Ukrainian electronic‑warfare specialists like Beskrestnov are particularly attuned to how new airframes affect detection and defeat. An unfamiliar airframe can complicate radar and visual identification, force defenders to adapt engagement parameters and create temporary windows of operational advantage for the attacker. Beskrestnov’s report suggests Russian operators may be experimenting with configurations that extend endurance and refine strike capability — a claim that, if corroborated, would have immediate implications for air‑defense planning and resource allocation.
There are, however, important caveats. Open reporting to date is limited in scope and detail. Photographs and videos circulating online can be difficult to verify and may not reveal size, propulsion type, range, or payload. A ring‑wing appearance could reflect a single experimental demonstrator rather than a mature production system. Analysts must therefore separate plausible technical advantages from unverified leaps of inference.
Why should policymakers and military planners care about a single new drone design? Because even incremental changes in unmanned platforms can ripple through doctrine, procurement and battlefield survivability. A modest increase in endurance allows loitering munitions to wait for targets of opportunity; a change in radar signature can reduce reaction time for air‑defense crews; and a novel silhouette may furnish new possibilities for mounting sensors or munitions.
From the perspective of technologists and industry observers, the sighting highlights how conflict accelerates innovation. Combat theatres are laboratories where design choices are validated or rejected at an unforgiving pace. For adversaries, the ability to iterate — to field a prototype, observe its strengths and weaknesses under fire, and refine subsequent versions — can be more decisive than any one breakthrough. For defenders, that cycle demands not only hardware countermeasures but faster analysis, intelligence sharing and adaptive tactics.
For Ukraine and its partners, electronic‑warfare teams and air‑defense units face a dual challenge: identifying whether the ring‑wing represents an operational change and adapting detection algorithms, engagement protocols and counter‑UAV measures accordingly. For Russia, a successful annular‑wing drone that proves more persistent or more survivable would provide a tactical edge in reconnaissance and precision fires, particularly in contested or electronic‑warfare–dense environments.
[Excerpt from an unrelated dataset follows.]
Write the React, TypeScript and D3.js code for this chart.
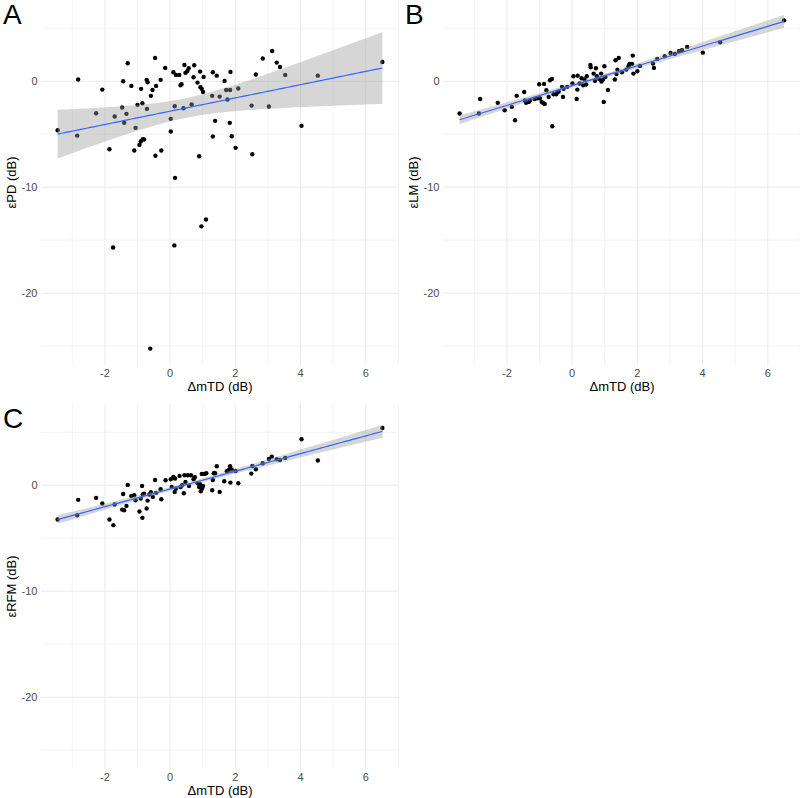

The international implications should not be ignored. If the configuration proves cost‑effective and operationally useful, similar designs could proliferate to other operators, including nonstate actors who increasingly adopt repurposed commercial and bespoke military drones. That diffusion would complicate global efforts to regulate unmanned systems and heighten the urgency of investing in scalable counter‑UAV technologies.
Still, the reported deployment also underscores the limits of sensationalism. A novel shape is noteworthy; its operational impact remains to be seen. Reliable assessments will require corroborating imagery, signals intelligence, recovered hardware and time. In the meantime, defense analysts and policymakers should treat the reports as a prompt to reassess assumptions about threat envelopes rather than as proof of a revolutionary capability.
Several practical steps follow from that posture: bolster electronic‑warfare and sensor fusion capabilities to detect atypical signatures; accelerate tactics that integrate passive and active countermeasures; and invest in forensic teams that can examine any downed examples to learn design intent and vulnerabilities. Those measures are less dramatic than the sight of an unfamiliar airframe, but they are the durable responses that win aerial contests of adaptation.
The appearance of a ring‑wing drone in a contested airspace is a small but telling episode in a larger story: modern conflicts are incubators for rapid aerospace experimentation, and the winners will be those who combine technical skill with operational agility. As Beskrestnov and others continue to report observations from the front, the key question remains less about the novelty of the shape than about how quickly defenders can close the gap between sighting and effective counteraction. In a contest defined by minutes and meters, will a new wing design be a fleeting curiosity or the start of a sustained shift in how unmanned systems are used?